GOAL OF THE EXERCISE =>
Give all the lines below again, exactly, with no pictures.

GIVEN DATA =>
• • •
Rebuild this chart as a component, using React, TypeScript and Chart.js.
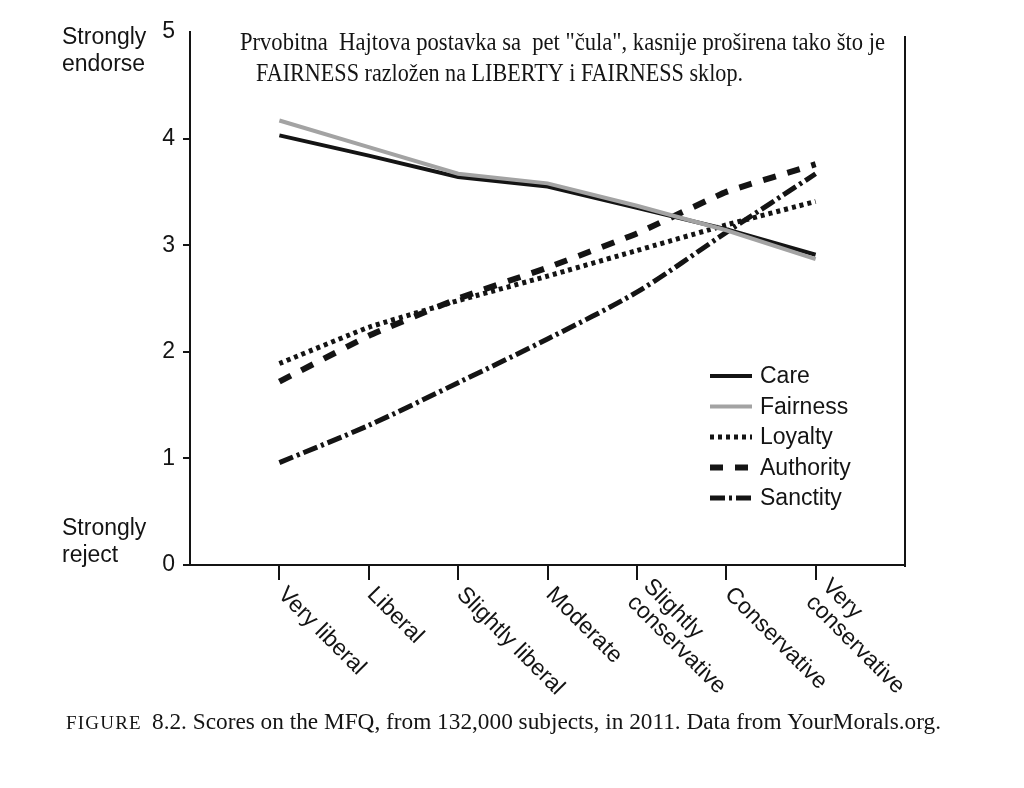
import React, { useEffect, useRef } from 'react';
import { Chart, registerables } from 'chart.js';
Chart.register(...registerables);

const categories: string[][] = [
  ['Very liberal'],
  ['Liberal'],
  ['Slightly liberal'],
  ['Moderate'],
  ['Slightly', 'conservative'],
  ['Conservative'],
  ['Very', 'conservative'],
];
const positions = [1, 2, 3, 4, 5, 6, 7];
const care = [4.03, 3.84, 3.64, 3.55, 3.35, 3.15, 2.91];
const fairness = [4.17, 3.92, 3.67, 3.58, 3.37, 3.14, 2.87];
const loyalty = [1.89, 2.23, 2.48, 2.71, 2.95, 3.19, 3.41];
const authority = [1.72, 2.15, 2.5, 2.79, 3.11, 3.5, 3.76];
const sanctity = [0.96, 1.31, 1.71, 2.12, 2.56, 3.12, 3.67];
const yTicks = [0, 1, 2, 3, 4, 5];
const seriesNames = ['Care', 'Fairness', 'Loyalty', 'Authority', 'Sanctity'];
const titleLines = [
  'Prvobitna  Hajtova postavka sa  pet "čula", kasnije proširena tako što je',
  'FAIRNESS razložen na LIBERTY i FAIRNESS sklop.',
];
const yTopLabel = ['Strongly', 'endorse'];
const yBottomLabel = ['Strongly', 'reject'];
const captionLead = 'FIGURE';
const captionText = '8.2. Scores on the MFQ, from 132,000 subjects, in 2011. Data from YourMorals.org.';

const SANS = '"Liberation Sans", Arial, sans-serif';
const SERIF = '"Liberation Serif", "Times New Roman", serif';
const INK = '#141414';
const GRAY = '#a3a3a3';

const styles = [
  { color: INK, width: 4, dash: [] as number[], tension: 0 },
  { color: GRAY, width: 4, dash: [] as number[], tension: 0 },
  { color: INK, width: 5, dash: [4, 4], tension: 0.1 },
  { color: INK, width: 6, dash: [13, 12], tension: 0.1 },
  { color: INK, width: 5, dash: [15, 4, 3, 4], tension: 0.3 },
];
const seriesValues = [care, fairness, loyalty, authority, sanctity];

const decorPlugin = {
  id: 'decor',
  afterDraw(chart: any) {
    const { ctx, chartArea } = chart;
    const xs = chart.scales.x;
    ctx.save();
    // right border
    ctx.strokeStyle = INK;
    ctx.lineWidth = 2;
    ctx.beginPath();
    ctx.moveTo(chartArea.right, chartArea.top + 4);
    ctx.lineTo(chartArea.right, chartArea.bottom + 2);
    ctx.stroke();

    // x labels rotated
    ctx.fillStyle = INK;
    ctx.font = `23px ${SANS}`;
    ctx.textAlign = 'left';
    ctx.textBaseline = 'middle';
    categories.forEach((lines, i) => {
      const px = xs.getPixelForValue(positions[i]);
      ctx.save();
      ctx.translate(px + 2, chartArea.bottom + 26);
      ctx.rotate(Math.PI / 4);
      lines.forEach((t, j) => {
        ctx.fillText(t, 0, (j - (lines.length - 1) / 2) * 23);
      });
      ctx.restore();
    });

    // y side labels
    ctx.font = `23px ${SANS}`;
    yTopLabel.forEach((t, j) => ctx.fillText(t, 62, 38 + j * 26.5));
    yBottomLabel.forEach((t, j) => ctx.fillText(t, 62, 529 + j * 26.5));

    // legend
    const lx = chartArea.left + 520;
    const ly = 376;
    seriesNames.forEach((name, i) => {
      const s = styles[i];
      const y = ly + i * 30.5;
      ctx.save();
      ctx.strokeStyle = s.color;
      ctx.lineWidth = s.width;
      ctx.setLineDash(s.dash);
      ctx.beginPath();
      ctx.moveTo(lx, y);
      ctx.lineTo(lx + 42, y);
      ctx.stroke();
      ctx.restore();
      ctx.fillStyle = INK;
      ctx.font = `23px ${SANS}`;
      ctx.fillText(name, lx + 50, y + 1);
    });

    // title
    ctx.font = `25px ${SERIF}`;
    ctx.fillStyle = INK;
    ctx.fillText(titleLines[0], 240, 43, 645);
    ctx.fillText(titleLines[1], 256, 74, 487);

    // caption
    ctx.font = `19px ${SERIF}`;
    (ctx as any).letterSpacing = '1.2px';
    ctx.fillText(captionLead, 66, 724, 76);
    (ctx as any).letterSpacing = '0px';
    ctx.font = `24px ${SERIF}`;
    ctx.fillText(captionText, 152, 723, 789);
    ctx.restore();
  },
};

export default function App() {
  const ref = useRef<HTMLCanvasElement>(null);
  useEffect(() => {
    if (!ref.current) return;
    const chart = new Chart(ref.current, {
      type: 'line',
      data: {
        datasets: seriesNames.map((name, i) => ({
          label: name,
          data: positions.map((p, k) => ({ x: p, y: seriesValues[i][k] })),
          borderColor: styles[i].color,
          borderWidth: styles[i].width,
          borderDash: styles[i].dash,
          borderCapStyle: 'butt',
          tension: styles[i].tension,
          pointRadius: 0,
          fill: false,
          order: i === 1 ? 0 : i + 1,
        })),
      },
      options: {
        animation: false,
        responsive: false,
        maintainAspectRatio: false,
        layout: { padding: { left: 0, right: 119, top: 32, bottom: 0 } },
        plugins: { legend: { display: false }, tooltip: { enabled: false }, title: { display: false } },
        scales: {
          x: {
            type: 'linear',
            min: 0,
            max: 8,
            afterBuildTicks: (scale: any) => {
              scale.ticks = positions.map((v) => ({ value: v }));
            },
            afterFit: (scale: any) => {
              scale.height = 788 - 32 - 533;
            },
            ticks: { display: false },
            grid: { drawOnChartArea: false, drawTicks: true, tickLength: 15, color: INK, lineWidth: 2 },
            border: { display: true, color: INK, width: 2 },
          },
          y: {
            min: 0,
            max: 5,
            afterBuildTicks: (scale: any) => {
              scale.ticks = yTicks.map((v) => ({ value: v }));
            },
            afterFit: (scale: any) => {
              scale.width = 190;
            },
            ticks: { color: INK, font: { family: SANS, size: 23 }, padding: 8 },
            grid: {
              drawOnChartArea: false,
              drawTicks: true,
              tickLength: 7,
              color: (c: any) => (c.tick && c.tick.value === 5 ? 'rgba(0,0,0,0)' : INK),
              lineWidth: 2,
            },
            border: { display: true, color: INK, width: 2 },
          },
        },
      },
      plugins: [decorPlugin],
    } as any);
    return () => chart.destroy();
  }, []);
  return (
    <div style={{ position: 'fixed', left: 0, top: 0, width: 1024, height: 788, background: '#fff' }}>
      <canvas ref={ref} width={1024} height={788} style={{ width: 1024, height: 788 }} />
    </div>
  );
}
• • •
OUTPUT =>
Rebuild this chart as a component, using React, TypeScript and Chart.js.
import React, { useEffect, useRef } from 'react';
import { Chart, registerables } from 'chart.js';
Chart.register(...registerables);

const categories: string[][] = [
  ['Very liberal'],
  ['Liberal'],
  ['Slightly liberal'],
  ['Moderate'],
  ['Slightly', 'conservative'],
  ['Conservative'],
  ['Very', 'conservative'],
];
const positions = [1, 2, 3, 4, 5, 6, 7];
const care = [4.03, 3.84, 3.64, 3.55, 3.35, 3.15, 2.91];
const fairness = [4.17, 3.92, 3.67, 3.58, 3.37, 3.14, 2.87];
const loyalty = [1.89, 2.23, 2.48, 2.71, 2.95, 3.19, 3.41];
const authority = [1.72, 2.15, 2.5, 2.79, 3.11, 3.5, 3.76];
const sanctity = [0.96, 1.31, 1.71, 2.12, 2.56, 3.12, 3.67];
const yTicks = [0, 1, 2, 3, 4, 5];
const seriesNames = ['Care', 'Fairness', 'Loyalty', 'Authority', 'Sanctity'];
const titleLines = [
  'Prvobitna  Hajtova postavka sa  pet "čula", kasnije proširena tako što je',
  'FAIRNESS razložen na LIBERTY i FAIRNESS sklop.',
];
const yTopLabel = ['Strongly', 'endorse'];
const yBottomLabel = ['Strongly', 'reject'];
const captionLead = 'FIGURE';
const captionText = '8.2. Scores on the MFQ, from 132,000 subjects, in 2011. Data from YourMorals.org.';

const SANS = '"Liberation Sans", Arial, sans-serif';
const SERIF = '"Liberation Serif", "Times New Roman", serif';
const INK = '#141414';
const GRAY = '#a3a3a3';

const styles = [
  { color: INK, width: 4, dash: [] as number[], tension: 0 },
  { color: GRAY, width: 4, dash: [] as number[], tension: 0 },
  { color: INK, width: 5, dash: [4, 4], tension: 0.1 },
  { color: INK, width: 6, dash: [13, 12], tension: 0.1 },
  { color: INK, width: 5, dash: [15, 4, 3, 4], tension: 0.3 },
];
const seriesValues = [care, fairness, loyalty, authority, sanctity];

const decorPlugin = {
  id: 'decor',
  afterDraw(chart: any) {
    const { ctx, chartArea } = chart;
    const xs = chart.scales.x;
    ctx.save();
    // right border
    ctx.strokeStyle = INK;
    ctx.lineWidth = 2;
    ctx.beginPath();
    ctx.moveTo(chartArea.right, chartArea.top + 4);
    ctx.lineTo(chartArea.right, chartArea.bottom + 2);
    ctx.stroke();

    // x labels rotated
    ctx.fillStyle = INK;
    ctx.font = `23px ${SANS}`;
    ctx.textAlign = 'left';
    ctx.textBaseline = 'middle';
    categories.forEach((lines, i) => {
      const px = xs.getPixelForValue(positions[i]);
      ctx.save();
      ctx.translate(px + 2, chartArea.bottom + 26);
      ctx.rotate(Math.PI / 4);
      lines.forEach((t, j) => {
        ctx.fillText(t, 0, (j - (lines.length - 1) / 2) * 23);
      });
      ctx.restore();
    });

    // y side labels
    ctx.font = `23px ${SANS}`;
    yTopLabel.forEach((t, j) => ctx.fillText(t, 62, 38 + j * 26.5));
    yBottomLabel.forEach((t, j) => ctx.fillText(t, 62, 529 + j * 26.5));

    // legend
    const lx = chartArea.left + 520;
    const ly = 376;
    seriesNames.forEach((name, i) => {
      const s = styles[i];
      const y = ly + i * 30.5;
      ctx.save();
      ctx.strokeStyle = s.color;
      ctx.lineWidth = s.width;
      ctx.setLineDash(s.dash);
      ctx.beginPath();
      ctx.moveTo(lx, y);
      ctx.lineTo(lx + 42, y);
      ctx.stroke();
      ctx.restore();
      ctx.fillStyle = INK;
      ctx.font = `23px ${SANS}`;
      ctx.fillText(name, lx + 50, y + 1);
    });

    // title
    ctx.font = `25px ${SERIF}`;
    ctx.fillStyle = INK;
    ctx.fillText(titleLines[0], 240, 43, 645);
    ctx.fillText(titleLines[1], 256, 74, 487);

    // caption
    ctx.font = `19px ${SERIF}`;
    (ctx as any).letterSpacing = '1.2px';
    ctx.fillText(captionLead, 66, 724, 76);
    (ctx as any).letterSpacing = '0px';
    ctx.font = `24px ${SERIF}`;
    ctx.fillText(captionText, 152, 723, 789);
    ctx.restore();
  },
};

export default function App() {
  const ref = useRef<HTMLCanvasElement>(null);
  useEffect(() => {
    if (!ref.current) return;
    const chart = new Chart(ref.current, {
      type: 'line',
      data: {
        datasets: seriesNames.map((name, i) => ({
          label: name,
          data: positions.map((p, k) => ({ x: p, y: seriesValues[i][k] })),
          borderColor: styles[i].color,
          borderWidth: styles[i].width,
          borderDash: styles[i].dash,
          borderCapStyle: 'butt',
          tension: styles[i].tension,
          pointRadius: 0,
          fill: false,
          order: i === 1 ? 0 : i + 1,
        })),
      },
      options: {
        animation: false,
        responsive: false,
        maintainAspectRatio: false,
        layout: { padding: { left: 0, right: 119, top: 32, bottom: 0 } },
        plugins: { legend: { display: false }, tooltip: { enabled: false }, title: { display: false } },
        scales: {
          x: {
            type: 'linear',
            min: 0,
            max: 8,
            afterBuildTicks: (scale: any) => {
              scale.ticks = positions.map((v) => ({ value: v }));
            },
            afterFit: (scale: any) => {
              scale.height = 788 - 32 - 533;
            },
            ticks: { display: false },
            grid: { drawOnChartArea: false, drawTicks: true, tickLength: 15, color: INK, lineWidth: 2 },
            border: { display: true, color: INK, width: 2 },
          },
          y: {
            min: 0,
            max: 5,
            afterBuildTicks: (scale: any) => {
              scale.ticks = yTicks.map((v) => ({ value: v }));
            },
            afterFit: (scale: any) => {
              scale.width = 190;
            },
            ticks: { color: INK, font: { family: SANS, size: 23 }, padding: 8 },
            grid: {
              drawOnChartArea: false,
              drawTicks: true,
              tickLength: 7,
              color: (c: any) => (c.tick && c.tick.value === 5 ? 'rgba(0,0,0,0)' : INK),
              lineWidth: 2,
            },
            border: { display: true, color: INK, width: 2 },
          },
        },
      },
      plugins: [decorPlugin],
    } as any);
    return () => chart.destroy();
  }, []);
  return (
    <div style={{ position: 'fixed', left: 0, top: 0, width: 1024, height: 788, background: '#fff' }}>
      <canvas ref={ref} width={1024} height={788} style={{ width: 1024, height: 788 }} />
    </div>
  );
}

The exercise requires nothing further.